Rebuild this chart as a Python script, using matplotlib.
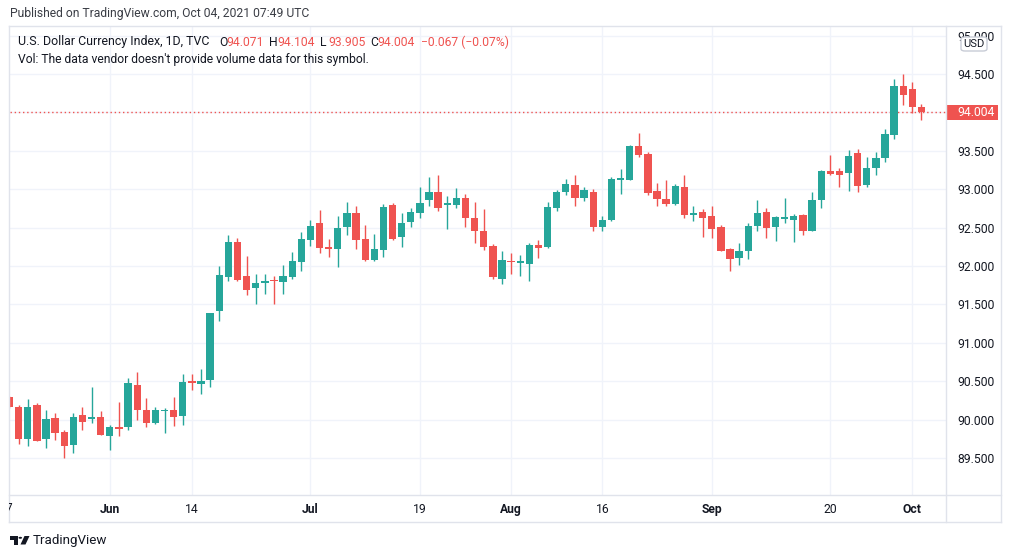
import matplotlib
matplotlib.use("Agg")
import matplotlib.pyplot as plt
import matplotlib.patches as mpatches
from matplotlib.lines import Line2D
from matplotlib.transforms import Bbox, TransformedBbox
import pandas as pd

# daily sessions shown, May 17 -> Oct 04 2021
dates = pd.bdate_range("2021-05-17", "2021-10-04")

opens = [90.29, 90.16, 89.75, 90.19, 89.75, 90.02, 89.84, 89.67, 90.06, 90.01,
         90.04, 89.79, 89.90, 89.91, 90.45, 90.12, 89.96, 90.11, 90.125, 90.05,
         90.50, 90.47, 90.52, 91.41, 91.86, 92.31, 91.87, 91.71, 91.78, 91.815,
         91.79, 91.86, 92.056, 92.34, 92.56, 92.245, 92.22, 92.51, 92.686, 92.35,
         92.08, 92.21, 92.80, 92.38, 92.57, 92.69, 92.86, 92.96, 92.79, 92.80,
         92.89, 92.62, 92.456, 92.26, 91.835, 92.07, 92.04, 92.02, 92.27, 92.25,
         92.755, 92.96, 93.055, 92.88, 92.97, 92.51, 92.60, 93.125, 93.125, 93.56,
         93.46, 92.977, 92.87, 92.81, 93.03, 92.67, 92.70, 92.65, 92.51, 92.22,
         92.10, 92.19, 92.525, 92.70, 92.51, 92.61, 92.60, 92.67, 92.45, 92.86,
         93.24, 93.24, 93.215, 93.47, 93.055, 93.27, 93.40, 93.71, 94.35, 94.30,
         94.071]
highs = [90.31, 90.19, 90.27, 90.21, 90.13, 90.09, 89.86, 90.09, 90.16, 90.42,
         90.11, 89.93, 90.23, 90.54, 90.62, 90.28, 90.16, 90.15, 90.30, 90.59,
         90.59, 90.66, 91.39, 92.00, 92.40, 92.36, 92.13, 91.90, 91.90, 91.87,
         92.01, 92.18, 92.44, 92.60, 92.73, 92.35, 92.655, 92.83, 92.78, 92.53,
         92.42, 92.81, 92.82, 92.69, 92.75, 93.025, 93.155, 93.18, 92.91, 93.01,
         92.94, 92.83, 92.74, 92.29, 92.195, 92.165, 92.14, 92.30, 92.34, 92.83,
         92.99, 93.13, 93.185, 93.025, 93.00, 92.65, 93.16, 93.26, 93.575, 93.73,
         93.49, 93.08, 93.12, 93.07, 93.18, 92.78, 92.74, 92.78, 92.53, 92.24,
         92.295, 92.56, 92.86, 92.76, 92.65, 92.89, 92.68, 92.68, 92.96, 93.25,
         93.445, 93.27, 93.51, 93.52, 93.415, 93.48, 93.79, 94.43, 94.50, 94.39,
         94.104]
lows = [90.15, 89.68, 89.66, 89.72, 89.63, 89.74, 89.50, 89.56, 89.87, 89.96,
        89.80, 89.60, 89.79, 89.87, 90.00, 89.90, 89.94, 89.82, 89.92, 89.93,
        90.39, 90.33, 90.42, 91.29, 91.80, 91.80, 91.62, 91.50, 91.64, 91.51,
        91.64, 91.83, 91.94, 92.26, 92.17, 92.12, 91.99, 92.41, 92.22, 92.07,
        92.07, 92.12, 92.34, 92.25, 92.51, 92.62, 92.785, 92.71, 92.48, 92.76,
        92.51, 92.30, 92.21, 91.83, 91.77, 91.90, 91.87, 91.80, 92.10, 92.24,
        92.71, 92.93, 92.785, 92.84, 92.46, 92.46, 92.59, 92.94, 93.125, 93.42,
        92.93, 92.785, 92.785, 92.80, 92.62, 92.58, 92.38, 92.36, 92.20, 91.93,
        92.01, 92.09, 92.46, 92.37, 92.32, 92.56, 92.31, 92.41, 92.45, 92.75,
        93.18, 93.03, 92.98, 92.97, 93.03, 93.19, 93.35, 93.66, 94.10, 93.99,
        93.905]
closes = [90.16, 89.75, 90.16, 89.725, 90.01, 89.82, 89.65, 90.03, 89.97, 90.04,
          89.80, 89.90, 89.88, 90.48, 90.12, 89.95, 90.12, 90.12, 90.04, 90.49,
          90.48, 90.50, 91.39, 91.88, 92.31, 91.82, 91.69, 91.78, 91.805, 91.80,
          91.87, 92.065, 92.35, 92.52, 92.23, 92.225, 92.50, 92.69, 92.34, 92.08,
          92.22, 92.77, 92.35, 92.56, 92.70, 92.82, 92.96, 92.76, 92.82, 92.89,
          92.62, 92.46, 92.25, 91.86, 92.08, 92.055, 92.06, 92.27, 92.24, 92.77,
          92.97, 93.07, 92.88, 92.99, 92.51, 92.60, 93.13, 93.14, 93.567, 93.45,
          92.955, 92.87, 92.81, 93.04, 92.67, 92.69, 92.62, 92.48, 92.20, 92.09,
          92.195, 92.52, 92.69, 92.50, 92.64, 92.64, 92.65, 92.46, 92.86, 93.24,
          93.20, 93.19, 93.43, 93.04, 93.28, 93.40, 93.715, 94.35, 94.23, 94.071,
          94.004]

price_ticks = [89.5, 90.0, 90.5, 91.0, 91.5, 92.0, 92.5, 93.0, 93.5, 94.0, 94.5, 95.0]
tick_dates = ["2021-06-01", "2021-06-14", "2021-07-01", "2021-07-19", "2021-08-02",
              "2021-08-16", "2021-09-01", "2021-09-20", "2021-10-01"]
tick_labels = ["Jun", "14", "Jul", "19", "Aug", "16", "Sep", "20", "Oct"]

UP = "#26a69a"
DOWN = "#ef5350"
TXT = "#131722"
GRID = "#f0f3fa"
FRAME = "#e0e3eb"
FONT = "Roboto"

W, H = 1012, 558
fx = lambda px: px / W
fy = lambda py: 1 - py / H

plt.rcParams["font.family"] = [FONT, "DejaVu Sans"]

fig = plt.figure(figsize=(W / 100, H / 100), dpi=100)
fig.patch.set_facecolor("white")

# main pane, pixel box 10..946 x 26..495
ax = fig.add_axes([fx(10), fy(495), fx(946) - fx(10), fy(26) - fy(495)])
step = 9.12
x0 = 9.5
ax.set_xlim((10 - x0) / step, (946 - x0) / step)
ax.set_ylim(94.5 - (495 - 74) / 76.8, 94.5 + (74 - 26) / 76.8)

idx = list(range(len(dates)))
colors = [UP if c >= o else DOWN for o, c in zip(opens, closes)]
bottoms = [min(o, c) for o, c in zip(opens, closes)]
heights = [max(abs(c - o), 0.014) for o, c in zip(opens, closes)]

ax.vlines(idx, lows, highs, colors=colors, lw=1, zorder=2)
ax.bar(idx, heights, bottom=bottoms, width=0.8, color=colors, linewidth=0, zorder=3)

# last price line
ax.axhline(closes[-1], color=DOWN, lw=1, ls=(0, (1, 2)), zorder=1)

pos = {d: i for i, d in enumerate(dates)}
xt = [pos[pd.Timestamp(d)] for d in tick_dates]
ax.set_xticks(xt)
ax.set_xticklabels(tick_labels)
for lbl, t in zip(ax.get_xticklabels(), tick_labels):
    if not t.isdigit():
        lbl.set_fontweight("bold")
ax.set_yticks(price_ticks)
ax.set_yticklabels(["{:.3f}".format(p) for p in price_ticks])
ax.yaxis.tick_right()
ax.tick_params(axis="both", length=0, labelsize=8.7, colors=TXT)
ax.tick_params(axis="y", pad=8)
ax.tick_params(axis="x", pad=6)
ax.grid(True, color=GRID, lw=1, zorder=0)
ax.set_axisbelow(True)
for s in ax.spines.values():
    s.set_visible(False)

# first day label, cut by the pane edge
first = fig.text(fx(7), fy(509), "17", ha="center", va="center", fontsize=8.7, color=TXT)
first.set_clip_box(TransformedBbox(Bbox.from_extents(fx(8.5), 0, 1, 1), fig.transFigure))
first.set_clip_on(True)

# frame
for (xa, ya, xb, yb) in [(9, 26, 1001, 26), (9, 522, 1001, 522), (9, 26, 9, 522),
                         (1001, 26, 1001, 522), (9, 495, 1001, 495), (946, 26, 946, 522)]:
    fig.add_artist(Line2D([fx(xa), fx(xb)], [fy(ya), fy(yb)], color=FRAME, lw=1))

# USD badge
fig.add_artist(mpatches.FancyBboxPatch((fx(961), fy(51)), fx(26), 14 / H,
                                       boxstyle="round,pad=0,rounding_size=0.004",
                                       transform=fig.transFigure, facecolor="white",
                                       edgecolor="#c8ccd6", lw=1, zorder=5))
fig.text(fx(974), fy(44), "USD", ha="center", va="center", fontsize=8, color=TXT, zorder=6)

# last price badge
fig.add_artist(mpatches.Rectangle((fx(946), fy(120)), fx(52), 15 / H,
                                  transform=fig.transFigure, facecolor=DOWN, edgecolor="none"))
fig.text(fx(957), fy(112.5), "{:.3f}".format(closes[-1]), ha="left", va="center",
         fontsize=8.7, color="white")

# header and legend
fig.text(fx(10), fy(14), "Published on TradingView.com, Oct 04, 2021 07:49 UTC",
         ha="left", va="center", fontsize=8.7, color="#3a3d45")
fig.text(fx(18), fy(42), "U.S. Dollar Currency Index, 1D, TVC", ha="left", va="center",
         fontsize=8.9, color=TXT)
chg = closes[-1] - closes[-2]
ohlc = [("O", 219, opens[-1]), ("H", 269.5, highs[-1]), ("L", 320.5, lows[-1]), ("C", 370, closes[-1])]
for letter, px, val in ohlc:
    fig.text(fx(px), fy(42), letter, ha="left", va="center", fontsize=8.7, color=TXT)
    fig.text(fx(px + 7.5), fy(42), "{:.3f}".format(val), ha="left", va="center",
             fontsize=8.7, color=DOWN)
fig.text(fx(421), fy(42), "\u2212{:.3f} (\u2212{:.2f}%)".format(abs(chg), abs(chg) / closes[-2] * 100),
         ha="left", va="center", fontsize=8.7, color=DOWN)
fig.text(fx(18), fy(59.5), "Vol: The data vendor doesn't provide volume data for this symbol.",
         ha="left", va="center", fontsize=8.7, color=TXT)

# footer logo
fig.add_artist(mpatches.Polygon([(fx(10), fy(536)), (fx(17.5), fy(536)), (fx(17.5), fy(544.5)),
                                 (fx(14), fy(544.5)), (fx(14), fy(539.5)), (fx(10), fy(539.5))],
                                closed=True, transform=fig.transFigure, facecolor=TXT, edgecolor="none"))
fig.add_artist(mpatches.Circle((fx(20.3), fy(537.8)), 1.8 / W, transform=fig.transFigure,
                               facecolor=TXT, edgecolor="none"))
fig.add_artist(mpatches.Polygon([(fx(24.5), fy(536)), (fx(29.5), fy(536)), (fx(25.5), fy(544.5)),
                                 (fx(20.5), fy(544.5))],
                                closed=True, transform=fig.transFigure, facecolor=TXT, edgecolor="none"))
fig.text(fx(33), fy(540.5), "TradingView", ha="left", va="center", fontsize=9.6, color=TXT)

fig.savefig("out.png", dpi=100, facecolor="white")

* **GOAL OF THE EXERCISE**
Pull out every line containing "matplotlib".

* **TASK RESULT**
Rebuild this chart as a Python script, using matplotlib.
import matplotlib
matplotlib.use("Agg")
import matplotlib.pyplot as plt
import matplotlib.patches as mpatches
from matplotlib.lines import Line2D
from matplotlib.transforms import Bbox, TransformedBbox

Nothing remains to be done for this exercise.